— Start of Data shown —

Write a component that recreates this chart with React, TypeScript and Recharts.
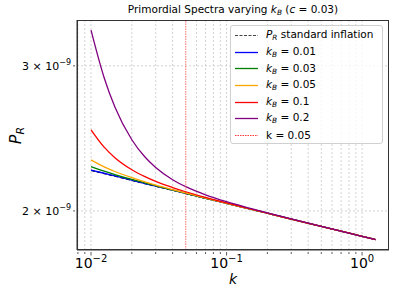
import { LineChart, Line, XAxis, YAxis, CartesianGrid, ReferenceLine } from "recharts";

// k grid and P_R values (units of 1e-9)
const K = [0.01, 0.0125, 0.015, 0.02, 0.025, 0.03, 0.04, 0.05, 0.07, 0.1, 0.15, 0.2, 0.3, 0.5, 0.7, 1.0, 1.26];
const STD = [2.240, 2.220, 2.204, 2.178, 2.159, 2.143, 2.119, 2.100, 2.072, 2.043, 2.010, 1.987, 1.955, 1.915, 1.890, 1.863, 1.846];
const KB_001 = [2.242, 2.222, 2.205, 2.179, 2.159, 2.144, 2.119, 2.100, 2.072, 2.043, 2.010, 1.987, 1.955, 1.915, 1.890, 1.863, 1.846];
const KB_003 = [2.264, 2.235, 2.214, 2.184, 2.163, 2.146, 2.120, 2.101, 2.072, 2.043, 2.010, 1.987, 1.955, 1.915, 1.890, 1.863, 1.846];
const KB_005 = [2.307, 2.262, 2.233, 2.195, 2.169, 2.150, 2.123, 2.103, 2.073, 2.043, 2.010, 1.987, 1.955, 1.915, 1.890, 1.863, 1.846];
const KB_01 = [2.509, 2.390, 2.321, 2.244, 2.201, 2.172, 2.135, 2.110, 2.077, 2.045, 2.011, 1.987, 1.955, 1.915, 1.890, 1.863, 1.846];
const KB_02 = [3.315, 2.902, 2.674, 2.440, 2.325, 2.258, 2.182, 2.140, 2.092, 2.052, 2.014, 1.989, 1.956, 1.916, 1.890, 1.863, 1.846];

const X_TICKS = [0.008, 0.009, 0.01, 0.02, 0.03, 0.04, 0.05, 0.06, 0.07, 0.08, 0.09, 0.1, 0.2, 0.3, 0.4, 0.5, 0.6, 0.7, 0.8, 0.9, 1.0];
const X_MAJOR: Record<string, string> = { "0.01": "−2", "0.1": "−1", "1": "0" };
const Y_TICKS = [2, 3];
const K_PIVOT = 0.05;

const SERIES = [
  { key: "kb001", label: "0.01", color: "#0000ff", values: KB_001 },
  { key: "kb003", label: "0.03", color: "#008000", values: KB_003 },
  { key: "kb005", label: "0.05", color: "#ffa500", values: KB_005 },
  { key: "kb01", label: "0.1", color: "#ff0000", values: KB_01 },
  { key: "kb02", label: "0.2", color: "#800080", values: KB_02 },
];

const data = K.map((k, i) => {
  const row: Record<string, number> = { k, std: STD[i] };
  SERIES.forEach((s) => (row[s.key] = s.values[i]));
  return row;
});

const FONT = "'DejaVu Sans', sans-serif";
const PIVOT_COLOR = "#ff3b3b";

function XTick({ x, y, payload }: any) {
  const exp = X_MAJOR[String(payload.value)];
  return (
    <g>
      <line x1={x} x2={x} y1={y} y2={y + (exp ? 3.5 : 2)} stroke="#333" strokeWidth={0.8} />
      {exp && (
        <text x={x} y={y + 16} textAnchor="middle" fontSize={14} fill="#000" fontFamily={FONT}>
          10<tspan dy={-6} fontSize={10}>{exp}</tspan>
        </text>
      )}
    </g>
  );
}

function YTick({ x, y, payload }: any) {
  return (
    <g>
      <line x1={x - 2} x2={x} y1={y} y2={y} stroke="#333" strokeWidth={0.8} />
      <text x={x - 4} y={y + 4} textAnchor="end" fontSize={11} fill="#000" fontFamily={FONT}>
        {payload.value} × 10<tspan dy={-5} fontSize={8}>−9</tspan>
      </text>
    </g>
  );
}

const yLabel = () => (
  <text transform="translate(21,135.5) rotate(-90)" textAnchor="middle" fontFamily={FONT} fill="#000">
    <tspan fontSize={16} fontStyle="italic">P</tspan>
    <tspan fontSize={11} fontStyle="italic" dy={3}>R</tspan>
  </text>
);

const xLabel = () => (
  <text x={233} y={284} textAnchor="middle" fontFamily={FONT} fontSize={14} fontStyle="italic" fill="#000">
    k
  </text>
);

function Sub({ main, sub }: { main: string; sub: string }) {
  return (
    <span>
      <i>{main}</i>
      <i style={{ fontSize: "0.7em", verticalAlign: "-0.25em" }}>{sub}</i>
    </span>
  );
}

function LegendBox() {
  const rows = [
    { sample: { stroke: "#444", dash: "3 1.5", width: 1.2 }, text: <><Sub main="P" sub="R" /> standard inflation</> },
    ...SERIES.map((s) => ({
      sample: { stroke: s.color, dash: undefined as string | undefined, width: 1.3 },
      text: <><Sub main="k" sub="B" /> = {s.label}</>,
    })),
    { sample: { stroke: PIVOT_COLOR, dash: "1.5 1", width: 1 }, text: <>k = 0.05</> },
  ];
  return (
    <div
      style={{
        position: "absolute",
        left: 230,
        top: 25,
        width: 153,
        height: 119,
        boxSizing: "border-box",
        border: "1px solid #d0d0d0",
        borderRadius: 3,
        background: "rgba(255,255,255,0.8)",
        fontFamily: FONT,
        fontSize: 10.5,
        paddingTop: 1,
      }}
    >
      {rows.map((r, i) => (
        <div key={i} style={{ height: 16.6, display: "flex", alignItems: "center", whiteSpace: "nowrap" }}>
          <svg width={35} height={10} style={{ flex: "none" }}>
            <line x1={4} x2={27} y1={5.5} y2={5.5} stroke={r.sample.stroke} strokeWidth={r.sample.width} strokeDasharray={r.sample.dash} />
          </svg>
          <span>{r.text}</span>
        </div>
      ))}
    </div>
  );
}

export default function App() {
  return (
    <div style={{ position: "relative", width: 397, height: 297, background: "#fff" }}>
      <style>{"body{margin:0}"}</style>
      <div
        style={{
          position: "absolute",
          left: 77,
          width: 312,
          top: 3,
          textAlign: "center",
          fontFamily: FONT,
          fontSize: 10.5,
          whiteSpace: "nowrap",
        }}
      >
        Primordial Spectra varying <Sub main="k" sub="B" /> (<i>c</i> = 0.03)
      </div>
      <LineChart width={397} height={297} data={data} margin={{ top: 20, right: 8, bottom: 0, left: 0 }}>
        <CartesianGrid
          stroke="#c8c8c8"
          strokeDasharray="2 2"
          strokeWidth={0.8}
          verticalValues={X_TICKS.filter((t) => t !== K_PIVOT)}
          horizontalValues={Y_TICKS}
        />
        <XAxis
          dataKey="k"
          type="number"
          scale="log"
          domain={[0.00788, 1.58]}
          allowDataOverflow
          ticks={X_TICKS}
          tick={<XTick />}
          tickLine={false}
          tickSize={0}
          interval={0}
          height={47}
          axisLine={{ stroke: "#333" }}
          label={xLabel}
        />
        <YAxis
          type="number"
          scale="log"
          domain={[1.793, 3.41]}
          allowDataOverflow
          ticks={Y_TICKS}
          tick={<YTick />}
          tickLine={false}
          tickSize={0}
          width={77}
          axisLine={{ stroke: "#333" }}
          label={yLabel}
        />
        <Line dataKey="std" stroke="#000" strokeDasharray="4 2" strokeWidth={1.3} dot={false} type="monotone" isAnimationActive={false} />
        {SERIES.map((s) => (
          <Line key={s.key} dataKey={s.key} stroke={s.color} strokeWidth={1.3} dot={false} type="monotone" isAnimationActive={false} />
        ))}
        <ReferenceLine x={K_PIVOT} stroke={PIVOT_COLOR} strokeOpacity={0.75} strokeDasharray="1.5 1" strokeWidth={1} />
      </LineChart>
      <div
        style={{
          position: "absolute",
          left: 77,
          top: 20,
          width: 312,
          height: 230,
          boxSizing: "border-box",
          border: "1px solid #333",
          pointerEvents: "none",
        }}
      />
      <LegendBox />
    </div>
  );
}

— End of Data shown —

§ Goal: Return nothing but the lines running from the start of the data to the line with "YAxis, CartesianGrid, ReferenceLine", please, both ends included and no pictures.

§ Answer to the problem:
Write a component that recreates this chart with React, TypeScript and Recharts.
import { LineChart, Line, XAxis, YAxis, CartesianGrid, ReferenceLine } from "recharts";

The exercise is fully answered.